The column transformer and the Support Vector Classifier (SVC) were combined into a single pipeline. This way, we ensure that for each resampling split, the preprocessing steps are fit exclusively on the training portion of the dataset and subsequently applied to the validation portion. This design yields a more realistic assessment of model performance and prevents information from the test folds from influencing the training process.

Crossvalidation

On the training set, we applied a 5-fold cross-validation using the cross_validate function, with both training and validation scores reported for each fold. The results were aggregated to compute the mean and standard deviation across the cross-validation folds, which allows us to generate a summary of the model’s performance and its variability.

Fit the Model

After cross-validation, the final SVC pipeline was fit on the full training set. The fitted pipeline was then used to generate predictions on the held-out test set, enabling an out-of-sample evaluation of classification performance.

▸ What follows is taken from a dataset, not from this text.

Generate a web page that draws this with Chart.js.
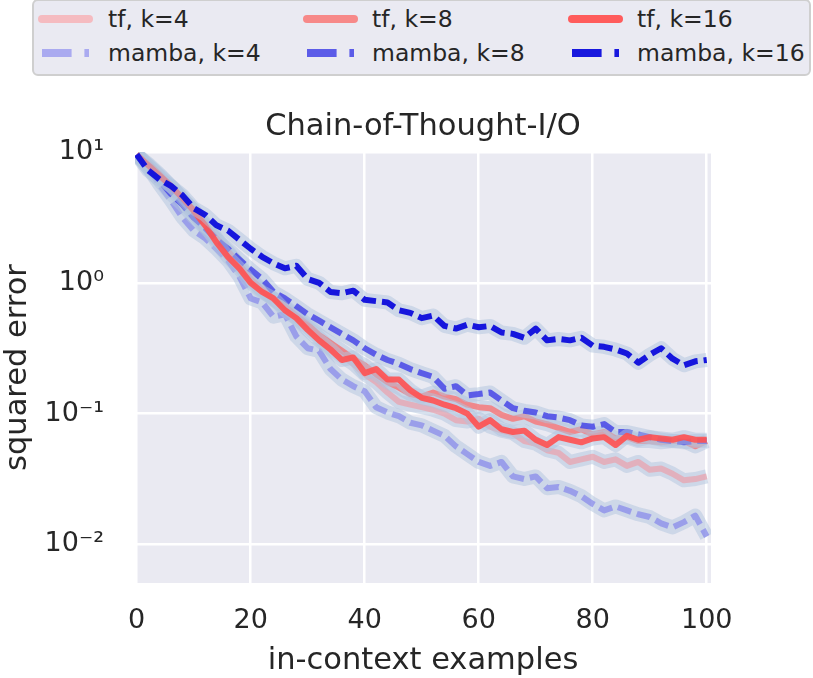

	Unnamed: 0	0	1	2	3	4	accuracy	macro avg	weighted avg
0	precision	0.769231	0.600000	0.200000	0.285714	0.0	0.6	0.370989	0.576923
1	recall	0.937500	0.272727	0.142857	0.285714	0.0	0.6	0.327760	0.600000
2	f1-score	0.845070	0.375000	0.166667	0.285714	0.0	0.6	0.334490	0.572232
3	support	32.000000	11.000000	7.000000	7.000000	3.0	0.6	60.000000	60.000000

Predict (X_test) and compare with Actuals (y_test)

Discussion

The SVC model was able to identify meaningful patterns to predict heart disease based on the data, with a test score of 0.61 and train score of 0.78. Based on these results, it might indicate that there was some overfitting based on the large difference between training and test results.

From the EDA (Figure 1), we see that various features such as age, sex, chol and more have clear differences in their distribution between disease and no disease which will help the model to predict between the two. For a better predictor, we may want to incorporate additional features given the complexity of heart disease.

The confusion matrix (Figure 2) shows that the model captures meaningful patterns but sometimes misclassifies borderline cases. Additional feature engineering or alternative models may improve performance.

Results and Conclusion

Our analysis shows that several clinical features differ noticeably between patients with and without heart disease. As seen in the EDA histograms, patients with heart disease tend to have higher resting blood pressure (trestbps), higher ST-depression values (oldpeak), and lower maximum heart rate achieved (thalach) compared to individuals without disease. After preprocessing the dataset using scaling for numerical variables and one-hot encoding for categorical variables, we trained a Support Vector Classifier (SVC) model. Cross-validation results indicate an average test accuracy of 0.61, with a higher training accuracy of 0.78, suggesting some overfitting. When evaluating predictions on the unseen test set, the model correctly identified many cases but also showed several misclassifications, especially where the model predicted “0” (no disease) but the true label was “1” or “2.” Overall, while the model captures meaningful patterns in the dataset, its moderate predictive performance suggests that further tuning, alternative models, or feature engineering may be needed to improve accuracy and reduce classification bias.

References

R. Detrano, W. Steinbrunn, A. Jánosi. 1989. “International Application of a New Probability Algorithm for the Diagnosis of Coronary Artery Disease.” American Journal of Cardiology.

UCI Machine Learning Repository. n.d. “UCI Machine Learning Repository: Heart Disease Dataset.” https://archive.ics.uci.edu/dataset/45/heart+disease.